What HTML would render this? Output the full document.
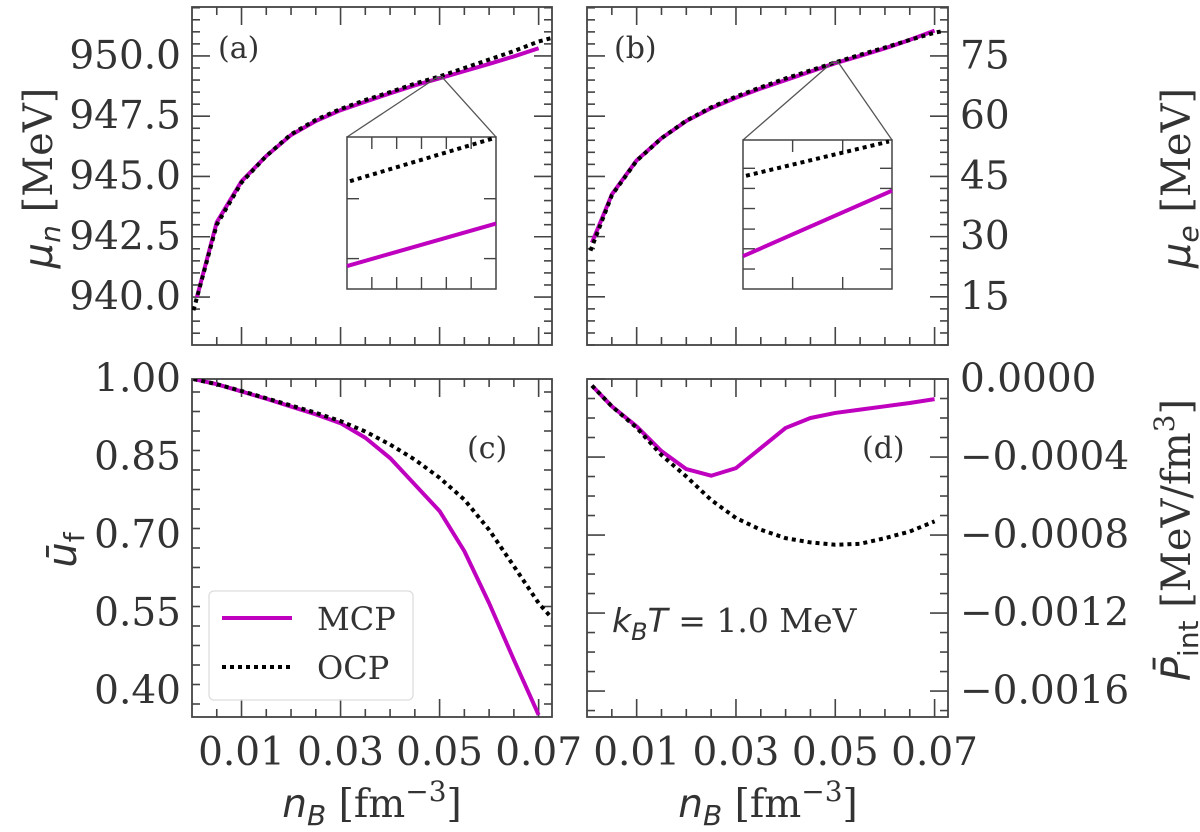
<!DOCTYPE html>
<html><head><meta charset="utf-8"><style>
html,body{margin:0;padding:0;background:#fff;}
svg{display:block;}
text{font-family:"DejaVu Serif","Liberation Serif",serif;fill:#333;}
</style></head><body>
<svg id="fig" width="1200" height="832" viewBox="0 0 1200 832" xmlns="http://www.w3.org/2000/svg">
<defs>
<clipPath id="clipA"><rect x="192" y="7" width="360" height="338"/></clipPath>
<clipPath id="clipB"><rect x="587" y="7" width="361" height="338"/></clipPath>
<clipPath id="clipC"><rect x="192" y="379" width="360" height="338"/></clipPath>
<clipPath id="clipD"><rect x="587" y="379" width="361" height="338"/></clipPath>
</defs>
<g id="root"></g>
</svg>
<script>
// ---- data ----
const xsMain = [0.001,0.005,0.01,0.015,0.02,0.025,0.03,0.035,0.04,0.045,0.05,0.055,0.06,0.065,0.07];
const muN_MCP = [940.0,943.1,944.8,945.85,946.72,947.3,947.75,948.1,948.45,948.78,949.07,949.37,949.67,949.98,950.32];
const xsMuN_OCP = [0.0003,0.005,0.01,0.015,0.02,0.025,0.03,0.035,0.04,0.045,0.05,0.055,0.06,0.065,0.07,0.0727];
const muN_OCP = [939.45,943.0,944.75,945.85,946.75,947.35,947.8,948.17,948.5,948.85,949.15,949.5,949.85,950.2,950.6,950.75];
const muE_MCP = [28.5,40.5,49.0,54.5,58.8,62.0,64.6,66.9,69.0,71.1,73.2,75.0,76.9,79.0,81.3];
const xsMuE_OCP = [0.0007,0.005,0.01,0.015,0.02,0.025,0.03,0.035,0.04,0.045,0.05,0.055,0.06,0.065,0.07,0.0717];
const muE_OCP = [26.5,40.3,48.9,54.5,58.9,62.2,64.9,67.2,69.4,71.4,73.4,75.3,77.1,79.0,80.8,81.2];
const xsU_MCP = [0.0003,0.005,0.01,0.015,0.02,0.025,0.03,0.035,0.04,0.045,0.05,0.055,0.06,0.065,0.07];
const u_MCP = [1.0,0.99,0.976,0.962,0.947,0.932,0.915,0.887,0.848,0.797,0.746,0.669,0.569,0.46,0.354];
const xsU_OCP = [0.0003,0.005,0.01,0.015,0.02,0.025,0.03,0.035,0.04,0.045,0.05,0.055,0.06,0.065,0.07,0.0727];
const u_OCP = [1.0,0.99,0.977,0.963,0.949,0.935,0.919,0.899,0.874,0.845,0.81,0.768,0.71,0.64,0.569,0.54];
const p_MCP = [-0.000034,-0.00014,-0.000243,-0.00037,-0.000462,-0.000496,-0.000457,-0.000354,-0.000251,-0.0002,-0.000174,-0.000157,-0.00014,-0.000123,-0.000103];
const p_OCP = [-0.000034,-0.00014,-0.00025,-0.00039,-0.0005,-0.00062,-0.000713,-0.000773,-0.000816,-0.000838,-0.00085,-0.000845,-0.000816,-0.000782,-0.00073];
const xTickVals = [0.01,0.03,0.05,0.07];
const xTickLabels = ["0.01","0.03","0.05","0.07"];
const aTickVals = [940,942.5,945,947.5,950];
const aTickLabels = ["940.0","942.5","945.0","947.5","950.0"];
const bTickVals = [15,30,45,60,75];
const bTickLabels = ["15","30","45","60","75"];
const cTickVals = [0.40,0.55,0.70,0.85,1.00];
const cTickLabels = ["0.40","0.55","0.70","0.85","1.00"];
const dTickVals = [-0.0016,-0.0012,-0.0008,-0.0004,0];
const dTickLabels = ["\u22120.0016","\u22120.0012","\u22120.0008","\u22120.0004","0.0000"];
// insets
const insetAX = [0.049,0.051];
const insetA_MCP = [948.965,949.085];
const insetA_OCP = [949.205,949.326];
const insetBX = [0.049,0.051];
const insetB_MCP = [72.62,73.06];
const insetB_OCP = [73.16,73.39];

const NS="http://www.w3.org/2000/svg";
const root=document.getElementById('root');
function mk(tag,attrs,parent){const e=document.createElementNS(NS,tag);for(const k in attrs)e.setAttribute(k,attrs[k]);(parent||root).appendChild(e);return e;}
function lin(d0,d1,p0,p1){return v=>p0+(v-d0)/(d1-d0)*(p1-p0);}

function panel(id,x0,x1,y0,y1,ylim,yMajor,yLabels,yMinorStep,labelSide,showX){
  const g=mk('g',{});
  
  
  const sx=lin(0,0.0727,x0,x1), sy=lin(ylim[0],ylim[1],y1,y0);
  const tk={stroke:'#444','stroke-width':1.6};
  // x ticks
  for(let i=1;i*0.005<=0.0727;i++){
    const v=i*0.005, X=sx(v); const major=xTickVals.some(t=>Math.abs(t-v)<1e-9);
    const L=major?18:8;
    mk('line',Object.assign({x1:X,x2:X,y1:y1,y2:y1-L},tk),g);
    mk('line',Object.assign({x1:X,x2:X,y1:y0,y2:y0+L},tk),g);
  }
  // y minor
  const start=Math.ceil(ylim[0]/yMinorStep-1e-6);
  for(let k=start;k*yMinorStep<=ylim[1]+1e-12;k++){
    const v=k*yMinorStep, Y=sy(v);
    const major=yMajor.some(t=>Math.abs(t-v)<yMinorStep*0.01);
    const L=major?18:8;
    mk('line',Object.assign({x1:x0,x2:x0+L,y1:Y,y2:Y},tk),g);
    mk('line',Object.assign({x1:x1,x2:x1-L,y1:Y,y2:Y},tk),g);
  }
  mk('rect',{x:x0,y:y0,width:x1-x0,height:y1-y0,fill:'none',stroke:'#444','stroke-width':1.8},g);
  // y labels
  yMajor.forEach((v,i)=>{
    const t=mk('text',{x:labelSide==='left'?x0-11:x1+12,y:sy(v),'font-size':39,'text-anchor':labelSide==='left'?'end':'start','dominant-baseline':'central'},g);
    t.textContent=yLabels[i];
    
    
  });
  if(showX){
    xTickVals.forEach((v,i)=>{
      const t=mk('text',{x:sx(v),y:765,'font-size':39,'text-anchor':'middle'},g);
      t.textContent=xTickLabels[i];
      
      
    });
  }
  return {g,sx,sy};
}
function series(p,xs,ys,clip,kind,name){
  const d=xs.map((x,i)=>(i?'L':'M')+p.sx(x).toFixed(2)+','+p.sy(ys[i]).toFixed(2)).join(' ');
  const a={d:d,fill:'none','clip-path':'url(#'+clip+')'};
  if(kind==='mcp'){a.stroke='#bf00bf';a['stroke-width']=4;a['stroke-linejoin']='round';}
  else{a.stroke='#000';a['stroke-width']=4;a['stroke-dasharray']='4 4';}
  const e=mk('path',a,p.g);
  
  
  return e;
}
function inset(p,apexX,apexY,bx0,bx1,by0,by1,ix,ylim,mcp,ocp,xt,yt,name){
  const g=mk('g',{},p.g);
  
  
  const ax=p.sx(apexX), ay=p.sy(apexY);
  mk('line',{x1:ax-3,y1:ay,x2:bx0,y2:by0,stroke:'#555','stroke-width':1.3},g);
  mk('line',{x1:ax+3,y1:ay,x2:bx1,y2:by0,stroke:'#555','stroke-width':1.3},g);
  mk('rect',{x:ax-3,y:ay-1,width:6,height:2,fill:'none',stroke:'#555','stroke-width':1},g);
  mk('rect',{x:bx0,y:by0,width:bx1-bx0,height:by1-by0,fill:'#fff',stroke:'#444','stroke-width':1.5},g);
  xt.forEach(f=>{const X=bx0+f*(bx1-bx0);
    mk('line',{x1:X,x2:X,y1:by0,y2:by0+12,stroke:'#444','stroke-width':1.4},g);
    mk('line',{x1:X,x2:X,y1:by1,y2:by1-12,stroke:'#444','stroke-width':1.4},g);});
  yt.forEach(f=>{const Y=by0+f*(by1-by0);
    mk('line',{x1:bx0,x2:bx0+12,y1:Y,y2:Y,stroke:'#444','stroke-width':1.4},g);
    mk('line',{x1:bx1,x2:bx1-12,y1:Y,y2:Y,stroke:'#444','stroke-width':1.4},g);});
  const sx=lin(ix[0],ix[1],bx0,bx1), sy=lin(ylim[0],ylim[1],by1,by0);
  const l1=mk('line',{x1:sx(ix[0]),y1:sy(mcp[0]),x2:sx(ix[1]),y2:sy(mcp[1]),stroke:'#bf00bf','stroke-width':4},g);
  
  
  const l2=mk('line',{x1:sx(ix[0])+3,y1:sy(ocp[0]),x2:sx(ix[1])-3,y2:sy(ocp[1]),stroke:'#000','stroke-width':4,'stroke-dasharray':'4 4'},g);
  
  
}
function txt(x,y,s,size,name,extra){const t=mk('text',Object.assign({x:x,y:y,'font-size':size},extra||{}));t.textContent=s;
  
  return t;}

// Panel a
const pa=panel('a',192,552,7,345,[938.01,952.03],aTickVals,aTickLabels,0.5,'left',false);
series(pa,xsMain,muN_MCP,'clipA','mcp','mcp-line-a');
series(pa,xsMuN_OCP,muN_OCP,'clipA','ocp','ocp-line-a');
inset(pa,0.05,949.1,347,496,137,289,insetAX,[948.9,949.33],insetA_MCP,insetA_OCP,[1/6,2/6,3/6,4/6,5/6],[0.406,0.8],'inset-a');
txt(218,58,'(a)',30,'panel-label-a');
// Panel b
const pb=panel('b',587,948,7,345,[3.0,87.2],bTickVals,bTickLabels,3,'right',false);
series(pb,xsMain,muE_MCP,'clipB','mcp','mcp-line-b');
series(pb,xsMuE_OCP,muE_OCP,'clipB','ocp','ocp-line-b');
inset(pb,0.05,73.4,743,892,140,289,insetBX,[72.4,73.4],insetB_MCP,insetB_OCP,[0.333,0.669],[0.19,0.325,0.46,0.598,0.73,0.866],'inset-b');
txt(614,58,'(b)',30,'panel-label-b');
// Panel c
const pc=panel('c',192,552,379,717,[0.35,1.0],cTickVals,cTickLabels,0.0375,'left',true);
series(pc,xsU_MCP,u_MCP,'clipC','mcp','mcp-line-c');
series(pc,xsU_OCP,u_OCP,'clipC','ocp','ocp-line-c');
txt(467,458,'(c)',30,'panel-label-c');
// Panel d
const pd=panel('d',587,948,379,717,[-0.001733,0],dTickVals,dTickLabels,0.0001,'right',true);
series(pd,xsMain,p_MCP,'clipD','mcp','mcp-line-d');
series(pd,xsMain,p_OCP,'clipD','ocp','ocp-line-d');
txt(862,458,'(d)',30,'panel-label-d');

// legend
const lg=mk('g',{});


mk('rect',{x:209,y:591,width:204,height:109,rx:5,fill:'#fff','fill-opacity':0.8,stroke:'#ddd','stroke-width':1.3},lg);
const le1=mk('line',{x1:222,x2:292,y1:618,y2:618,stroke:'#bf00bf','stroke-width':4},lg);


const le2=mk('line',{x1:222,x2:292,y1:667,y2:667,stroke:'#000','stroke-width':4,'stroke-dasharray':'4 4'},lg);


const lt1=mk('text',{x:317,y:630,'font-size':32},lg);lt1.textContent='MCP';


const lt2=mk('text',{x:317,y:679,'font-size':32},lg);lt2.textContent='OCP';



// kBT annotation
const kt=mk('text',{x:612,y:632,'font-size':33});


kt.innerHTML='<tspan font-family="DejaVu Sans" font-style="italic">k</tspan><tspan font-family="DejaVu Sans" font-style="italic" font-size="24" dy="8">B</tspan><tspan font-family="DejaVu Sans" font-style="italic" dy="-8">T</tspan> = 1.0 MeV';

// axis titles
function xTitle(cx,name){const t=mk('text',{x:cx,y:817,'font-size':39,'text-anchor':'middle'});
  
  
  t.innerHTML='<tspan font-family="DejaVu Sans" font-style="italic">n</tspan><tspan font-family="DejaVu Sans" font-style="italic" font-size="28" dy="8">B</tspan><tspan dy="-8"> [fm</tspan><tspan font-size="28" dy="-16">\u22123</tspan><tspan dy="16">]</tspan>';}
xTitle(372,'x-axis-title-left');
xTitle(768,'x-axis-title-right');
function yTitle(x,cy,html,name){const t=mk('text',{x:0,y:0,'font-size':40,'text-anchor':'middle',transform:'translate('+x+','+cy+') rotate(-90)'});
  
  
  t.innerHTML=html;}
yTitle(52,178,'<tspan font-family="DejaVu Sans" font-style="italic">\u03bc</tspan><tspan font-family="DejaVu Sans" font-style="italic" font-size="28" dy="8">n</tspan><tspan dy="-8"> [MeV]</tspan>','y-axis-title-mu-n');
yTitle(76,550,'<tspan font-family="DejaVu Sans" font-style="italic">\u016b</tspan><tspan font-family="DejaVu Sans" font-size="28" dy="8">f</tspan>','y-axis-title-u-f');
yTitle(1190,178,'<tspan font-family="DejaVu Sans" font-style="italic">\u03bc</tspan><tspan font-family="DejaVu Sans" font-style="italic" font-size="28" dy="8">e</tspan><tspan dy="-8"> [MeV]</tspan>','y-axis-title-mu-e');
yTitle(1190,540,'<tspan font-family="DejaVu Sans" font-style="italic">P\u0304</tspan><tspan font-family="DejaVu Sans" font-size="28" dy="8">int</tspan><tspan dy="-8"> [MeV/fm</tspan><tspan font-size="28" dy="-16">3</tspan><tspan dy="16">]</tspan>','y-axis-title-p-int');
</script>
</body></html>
★ ★ ★ ★ ★
• [PROBLEM DESCRIPTION] Pull every line containing "document" from the material above.

• [THE COMPLETED TASK]
What HTML would render this? Output the full document.
const root=document.getElementById('root');
function mk(tag,attrs,parent){const e=document.createElementNS(NS,tag);for(const k in attrs)e.setAttribute(k,attrs[k]);(parent||root).appendChild(e);return e;}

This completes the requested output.